J’ai découvert que Typhaine Lebègue, docteur en sciences de gestion, professeur en entrepreneuriat et gestion des ressources humaines à l’ESCEM, Ecole de Management, avait soutenu fin 2011 en Bretagne la première thèse en France sur l’entrepreneuriat au féminin.Elle a interviewé et suivi durant 4 ans une centaine de femmes en France, au Canada et en Belgique. Elle s’est intéressée au processus de création, aux critères que les femmes retiennent pour mesurer leur réussite, aux organismes d’accompagnement (j’avais rédigé un billet sur les réseaux et dispositifs en faveur de l’entrepreneuriat au féminin en 2009), au rôle de l’Etat, aux réseaux féminins…Pour rappel, 30% des créateurs d’entreprise sont des femmes. Ce chiffre n’évolue guère depuis plusieurs années.
Voici ce que j’ai retenu (je me suis appuyée sur différentes interviews de Typhaine Lebègue pour rédiger ce billet (cf. Aller plus loin).
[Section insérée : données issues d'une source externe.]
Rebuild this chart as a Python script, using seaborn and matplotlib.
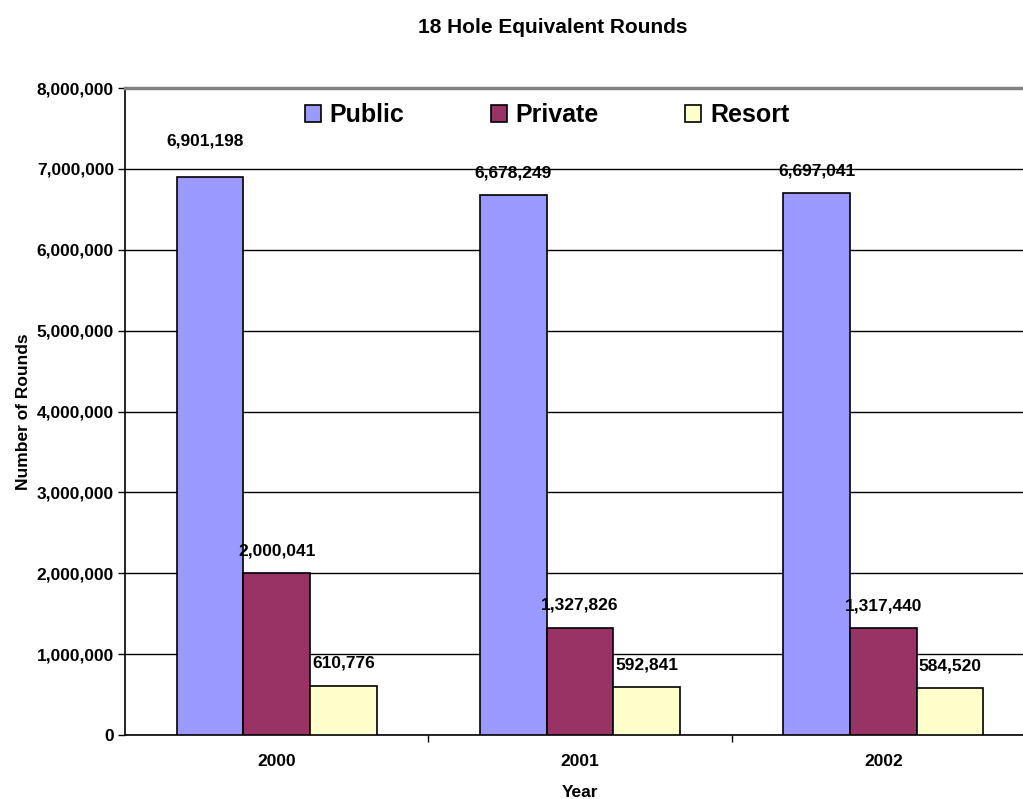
import matplotlib
matplotlib.use("Agg")
import matplotlib.pyplot as plt
import seaborn as sns
import pandas as pd
from matplotlib.ticker import FuncFormatter, FixedLocator

years = ["2000", "2001", "2002"]
public = [6901198, 6678249, 6697041]
private = [2000041, 1327826, 1317440]
resort = [610776, 592841, 584520]
series_names = ["Public", "Private", "Resort"]
colors = ["#9999FF", "#993366", "#FFFFCC"]

df = pd.DataFrame({
    "Year": years * 3,
    "Rounds": public + private + resort,
    "Type": [s for s in series_names for _ in years],
})

sns.set_theme(style="white")
plt.rcParams["font.family"] = ["Liberation Sans", "DejaVu Sans"]
plt.rcParams["font.weight"] = "bold"
plt.rcParams["text.color"] = "black"
plt.rcParams["axes.labelcolor"] = "black"
plt.rcParams["xtick.color"] = "black"
plt.rcParams["ytick.color"] = "black"

SMALL = 12.5

fig = plt.figure(figsize=(10.23, 7.99), dpi=100)
ax = fig.add_axes([0.1222, 0.0801, 0.8895, 0.8097])

sns.barplot(data=df, x="Year", y="Rounds", hue="Type", palette=colors,
            width=0.66, gap=0, edgecolor="black", linewidth=1.2,
            saturation=1, ax=ax, legend=True, zorder=3)

ax.set_ylim(0, 8000000)
ax.set_xlim(-0.5, 2.5)
ax.set_yticks(range(0, 8000001, 1000000))
ax.yaxis.set_major_formatter(FuncFormatter(lambda v, p: f"{int(v):,}"))
ax.grid(axis="y", color="black", linewidth=1, zorder=0)
ax.grid(axis="x", visible=False)

ax.spines["right"].set_visible(False)
ax.spines["top"].set_color("#808080")
ax.spines["top"].set_linewidth(2.5)
for side in ["left", "bottom"]:
    ax.spines[side].set_color("black")
    ax.spines[side].set_linewidth(1.2)

ax.tick_params(axis="y", which="major", direction="out", length=5, width=1,
               color="black", labelsize=SMALL, pad=3, left=True)
ax.tick_params(axis="x", which="major", length=0, labelsize=SMALL, pad=14)
ax.xaxis.set_minor_locator(FixedLocator([0.5, 1.5]))
ax.tick_params(axis="x", which="minor", direction="out", length=5, width=1,
               color="black", bottom=True)
for lbl in ax.get_xticklabels() + ax.get_yticklabels():
    lbl.set_fontweight("bold")
    lbl.set_color("black")

ax.set_xlabel("Year", fontsize=SMALL, fontweight="bold", labelpad=11, color="black")
ax.set_ylabel("Number of Rounds", fontsize=SMALL, fontweight="bold", labelpad=4,
              color="black")
fig.suptitle("18 Hole Equivalent Rounds", x=0.54, y=0.978,
             fontsize=15, fontweight="bold", color="black")

# value labels above each bar: (dx, dy) offsets in points
label_offsets = [[(-3.2, 25.5), (0, 16), (0, 16)],
                 [(0, 16), (0, 16), (0, 16)],
                 [(0, 16), (0, 16), (0, 16)]]
for si, container in enumerate(ax.containers):
    for bi, bar in enumerate(container):
        h = bar.get_height()
        ax.annotate(f"{int(round(h)):,}",
                    (bar.get_x() + bar.get_width() / 2, h),
                    xytext=label_offsets[si][bi], textcoords="offset points",
                    ha="center", va="center", fontsize=SMALL, fontweight="bold",
                    color="black")

leg = ax.legend(loc="center", bbox_to_anchor=(0.464, 0.958), ncol=3,
                frameon=False, prop={"size": 18, "weight": "bold"},
                handlelength=0.64, handleheight=0.64, handletextpad=0.36,
                columnspacing=3.45)
for t in leg.get_texts():
    t.set_color("black")
for h in leg.legend_handles:
    h.set_edgecolor("black")
    h.set_linewidth(1.2)

fig.savefig("out.png", dpi=100)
J’ai essayé de la joindre pour solliciter une interview mais je n’ai malheureusement pas eu de retour à ce jour) :
– des motivations singulières à la création : le désir d’indépendance et d’autonomie, l’envie de s’épanouir personnellement, de « profiter » d’un licenciement pour rebondir professionnellement, de sortir d’un environnement professionnel non valorisant, voire frustrant, de contourner le plafond de verre, de créer une activité à leur image, de pouvoir mieux concilier vie professionnelle et vie personnelle.
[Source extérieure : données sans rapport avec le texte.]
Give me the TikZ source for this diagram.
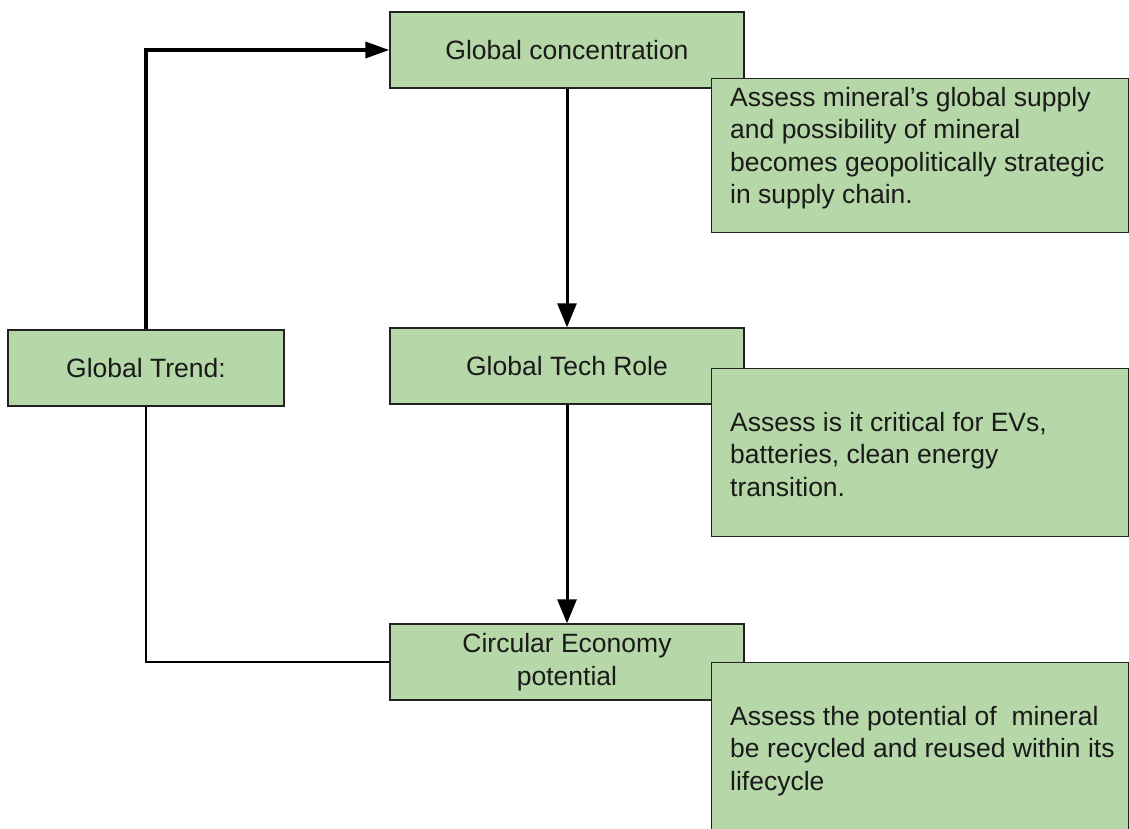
\documentclass[tikz,border=0pt]{standalone}
\usepackage{fontspec}
\setmainfont{Liberation Sans}
\usetikzlibrary{arrows.meta}
\definecolor{boxgreen}{HTML}{B6D7A8}
\definecolor{boxline}{HTML}{222222}
\definecolor{ink}{HTML}{1A1A1A}
\tikzset{
  mainbox/.style={draw=boxline, line width=1.4pt, fill=boxgreen, rectangle,
    minimum width=354pt, minimum height=76pt, inner sep=0pt, align=center,
    text=ink, font=\fontsize{26.5}{33}\selectfont},
  trendbox/.style={mainbox, minimum width=276pt},
  descbox/.style={draw=boxline, line width=1.4pt, fill=boxgreen, rectangle,
    anchor=north west, inner sep=0pt},
  desctext/.style={anchor=north west, inner sep=0pt, align=left, text=ink,
    font=\fontsize{26.5}{32.3}\selectfont},
  flowarrow/.style={draw=black, line width=3pt,
    -{Triangle[length=24pt,width=19pt]}},
  feedarrow/.style={draw=black, line width=3.6pt,
    -{Triangle[length=24pt,width=16pt]}},
  plainlink/.style={draw=black, line width=1.5pt}
}
\begin{document}
\begin{tikzpicture}[x=1pt,y=-1pt]
  \useasboundingbox (0,0) rectangle (1129,828);
  \clip (0,0) rectangle (1129,828);

  % main boxes
  \node[trendbox] (trend) at (146,368) {Global Trend:};
  \node[mainbox] (conc) at (567,50) {Global concentration};
  \node[mainbox] (tech) at (567,366) {Global Tech Role};
  \node[mainbox] (circ) at (567,662) {Circular Economy\\potential};

  % description boxes, drawn over the right end of each main box
  \node[descbox, minimum width=417pt, minimum height=154pt] (d1) at (711,78) {};
  \node[desctext] (d1t) at (730,87) {Assess mineral’s global supply\\and possibility of mineral\\becomes geopolitically strategic\\in supply chain.};

  \node[descbox, minimum width=417pt, minimum height=168pt] (d2) at (711,368) {};
  \node[desctext] (d2t) at (730,412) {Assess is it critical for EVs,\\batteries, clean energy\\transition.};

  \node[descbox, minimum width=417pt, minimum height=190pt] (d3) at (711,662) {};
  \node[desctext] (d3t) at (730,706) {Assess the potential of\ \ mineral\\be recycled and reused within its\\lifecycle};

  % connectors
  \draw[feedarrow] (trend.north) |- (conc.west);
  \draw[flowarrow] (conc.south) -- (tech.north);
  \draw[flowarrow] (tech.south) -- (circ.north);
  \draw[plainlink] (trend.south) |- (circ.west);
\end{tikzpicture}
\end{document}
– les freins et les difficultés qu’affrontent les femmes : le manque de soutien de leur conjoint et/ou de leur entourage, l’auto-censure, lanécessité de faire du développement commercial, d’acquérir une légitimité, de communiquer avec les banques (une certaine « discrimination » bancaire dans certains cas qui se traduit par des taux d’intérêt majorés ou la demande du cautionnement de leur conjoint mais également une question de perception : si elles perçoivent qu’il y a une possibilité de discrimination, elles peuvent se mettre en position d’infériorité et ne pas réussir leur négociation bancaire), le fait qu’il y ait encore très peu de modèles féminins notamment dans les médias, la difficulté à à se constituer des réseaux ou à s’insérer dans des réseaux d’affaire, à être visibles. Elle note cependant une montée en puissance des réseaux féminins.
– les femmes créent souvent dans un secteur d’activité qui n’était pas le leur lorsqu’elles étaient salariées. Le secteur des services est massivement représenté.
– les femmes démarrent avec un capital plus faible que les hommes, souvent puisé dans leur épargne personnelle et ont moins facilement recours aux prêts bancaires afin de limiter les risques et de ne pas mettre en danger leur famille. Mais ceci peut poser problème pour le développement de leur entreprise.
– la création d’entreprise s’apparente à « une quête de sens » : les femmes veulent donner du sens à leur vie de manière générale, pour elles-mêmes et pour les autres. Elles souhaitent que la création de leur entreprise ait un impact positif sur leur environnement social. Tyhpaine Lebègue parle « d’entrepreneuriat du coeur ». Elles veulent créer dans leur domaine de créativité, elles veulent se réaliser, s’accomplir. Elles entreprennent dans ce qu’elles sont.
– pour les femmes, leurs critères de réussite ne sont pas seulement économiques et se différencient par certains aspects de ceux des hommes. « La réussite implique également de parvenir à un équilibre vie privée / vie professionnelle, ainsi que d’apporter une contribution sociétale ».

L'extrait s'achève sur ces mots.